Exercise = Word for word, transcribe the lines below and drop the pictures.

Data section =
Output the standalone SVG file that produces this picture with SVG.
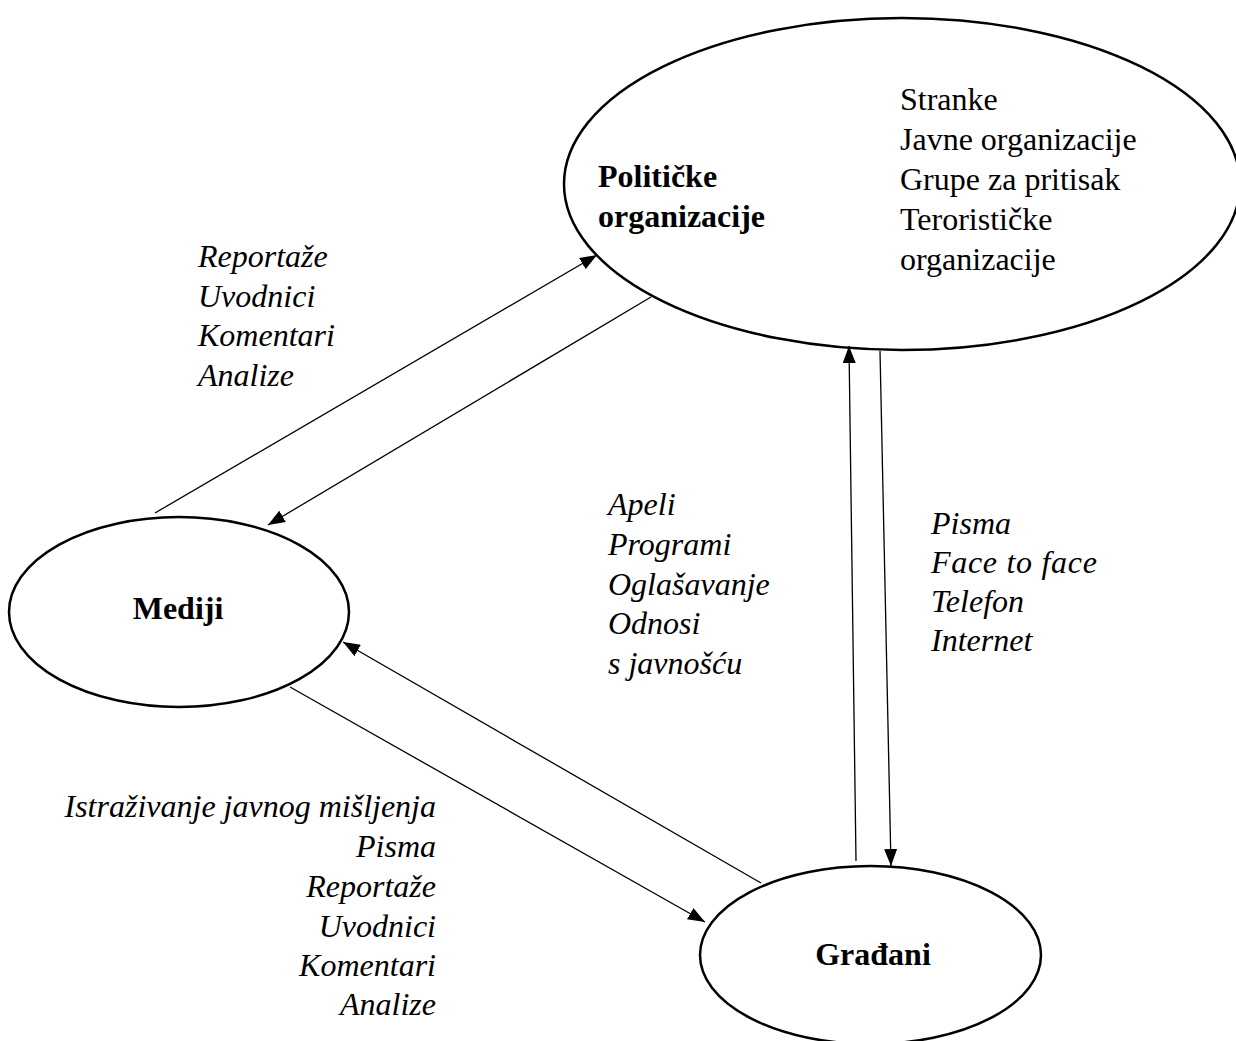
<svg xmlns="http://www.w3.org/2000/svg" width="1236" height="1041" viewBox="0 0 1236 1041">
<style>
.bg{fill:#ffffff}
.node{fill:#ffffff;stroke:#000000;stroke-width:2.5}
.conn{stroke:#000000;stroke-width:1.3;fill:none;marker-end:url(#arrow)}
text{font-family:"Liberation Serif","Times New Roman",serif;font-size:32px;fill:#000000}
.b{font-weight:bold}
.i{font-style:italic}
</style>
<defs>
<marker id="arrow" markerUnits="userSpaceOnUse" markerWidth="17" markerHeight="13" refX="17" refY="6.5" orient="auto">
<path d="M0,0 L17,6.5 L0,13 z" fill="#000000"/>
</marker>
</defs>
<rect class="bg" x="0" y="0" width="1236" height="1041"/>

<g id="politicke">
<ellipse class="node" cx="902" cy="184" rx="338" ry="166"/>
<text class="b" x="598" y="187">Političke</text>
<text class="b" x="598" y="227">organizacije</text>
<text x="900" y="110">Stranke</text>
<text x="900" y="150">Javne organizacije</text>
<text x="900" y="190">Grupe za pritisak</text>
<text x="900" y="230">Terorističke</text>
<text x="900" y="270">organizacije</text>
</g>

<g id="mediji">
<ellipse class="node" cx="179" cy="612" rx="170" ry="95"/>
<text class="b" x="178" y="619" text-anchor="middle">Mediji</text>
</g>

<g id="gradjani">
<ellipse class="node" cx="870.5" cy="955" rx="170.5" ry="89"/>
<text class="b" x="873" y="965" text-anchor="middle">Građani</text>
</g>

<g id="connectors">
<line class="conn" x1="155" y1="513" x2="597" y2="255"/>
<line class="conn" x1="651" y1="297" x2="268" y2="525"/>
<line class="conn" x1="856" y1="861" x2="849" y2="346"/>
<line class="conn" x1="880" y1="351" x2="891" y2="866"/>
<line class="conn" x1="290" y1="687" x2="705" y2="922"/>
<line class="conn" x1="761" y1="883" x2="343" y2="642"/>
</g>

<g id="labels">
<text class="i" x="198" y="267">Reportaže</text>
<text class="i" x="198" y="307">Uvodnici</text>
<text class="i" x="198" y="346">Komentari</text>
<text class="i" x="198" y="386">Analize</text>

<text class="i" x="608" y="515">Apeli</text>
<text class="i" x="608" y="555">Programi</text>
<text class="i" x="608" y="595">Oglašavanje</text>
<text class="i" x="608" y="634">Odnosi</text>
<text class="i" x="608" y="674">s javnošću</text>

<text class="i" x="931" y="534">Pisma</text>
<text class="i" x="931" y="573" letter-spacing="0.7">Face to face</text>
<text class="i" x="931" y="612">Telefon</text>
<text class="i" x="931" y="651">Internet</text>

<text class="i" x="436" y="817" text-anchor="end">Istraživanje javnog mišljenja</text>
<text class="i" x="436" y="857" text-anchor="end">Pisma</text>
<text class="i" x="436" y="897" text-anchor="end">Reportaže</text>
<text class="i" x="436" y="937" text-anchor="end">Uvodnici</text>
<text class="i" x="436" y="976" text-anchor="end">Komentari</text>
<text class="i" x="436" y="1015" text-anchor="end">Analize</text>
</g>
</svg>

Answer in full =
Output the standalone SVG file that produces this picture with SVG.
<svg xmlns="http://www.w3.org/2000/svg" width="1236" height="1041" viewBox="0 0 1236 1041">
<style>
.bg{fill:#ffffff}
.node{fill:#ffffff;stroke:#000000;stroke-width:2.5}
.conn{stroke:#000000;stroke-width:1.3;fill:none;marker-end:url(#arrow)}
text{font-family:"Liberation Serif","Times New Roman",serif;font-size:32px;fill:#000000}
.b{font-weight:bold}
.i{font-style:italic}
</style>
<defs>
<marker id="arrow" markerUnits="userSpaceOnUse" markerWidth="17" markerHeight="13" refX="17" refY="6.5" orient="auto">
<path d="M0,0 L17,6.5 L0,13 z" fill="#000000"/>
</marker>
</defs>
<rect class="bg" x="0" y="0" width="1236" height="1041"/>

<g id="politicke">
<ellipse class="node" cx="902" cy="184" rx="338" ry="166"/>
<text class="b" x="598" y="187">Političke</text>
<text class="b" x="598" y="227">organizacije</text>
<text x="900" y="110">Stranke</text>
<text x="900" y="150">Javne organizacije</text>
<text x="900" y="190">Grupe za pritisak</text>
<text x="900" y="230">Terorističke</text>
<text x="900" y="270">organizacije</text>
</g>

<g id="mediji">
<ellipse class="node" cx="179" cy="612" rx="170" ry="95"/>
<text class="b" x="178" y="619" text-anchor="middle">Mediji</text>
</g>

<g id="gradjani">
<ellipse class="node" cx="870.5" cy="955" rx="170.5" ry="89"/>
<text class="b" x="873" y="965" text-anchor="middle">Građani</text>
</g>

<g id="connectors">
<line class="conn" x1="155" y1="513" x2="597" y2="255"/>
<line class="conn" x1="651" y1="297" x2="268" y2="525"/>
<line class="conn" x1="856" y1="861" x2="849" y2="346"/>
<line class="conn" x1="880" y1="351" x2="891" y2="866"/>
<line class="conn" x1="290" y1="687" x2="705" y2="922"/>
<line class="conn" x1="761" y1="883" x2="343" y2="642"/>
</g>

<g id="labels">
<text class="i" x="198" y="267">Reportaže</text>
<text class="i" x="198" y="307">Uvodnici</text>
<text class="i" x="198" y="346">Komentari</text>
<text class="i" x="198" y="386">Analize</text>

<text class="i" x="608" y="515">Apeli</text>
<text class="i" x="608" y="555">Programi</text>
<text class="i" x="608" y="595">Oglašavanje</text>
<text class="i" x="608" y="634">Odnosi</text>
<text class="i" x="608" y="674">s javnošću</text>

<text class="i" x="931" y="534">Pisma</text>
<text class="i" x="931" y="573" letter-spacing="0.7">Face to face</text>
<text class="i" x="931" y="612">Telefon</text>
<text class="i" x="931" y="651">Internet</text>

<text class="i" x="436" y="817" text-anchor="end">Istraživanje javnog mišljenja</text>
<text class="i" x="436" y="857" text-anchor="end">Pisma</text>
<text class="i" x="436" y="897" text-anchor="end">Reportaže</text>
<text class="i" x="436" y="937" text-anchor="end">Uvodnici</text>
<text class="i" x="436" y="976" text-anchor="end">Komentari</text>
<text class="i" x="436" y="1015" text-anchor="end">Analize</text>
</g>
</svg>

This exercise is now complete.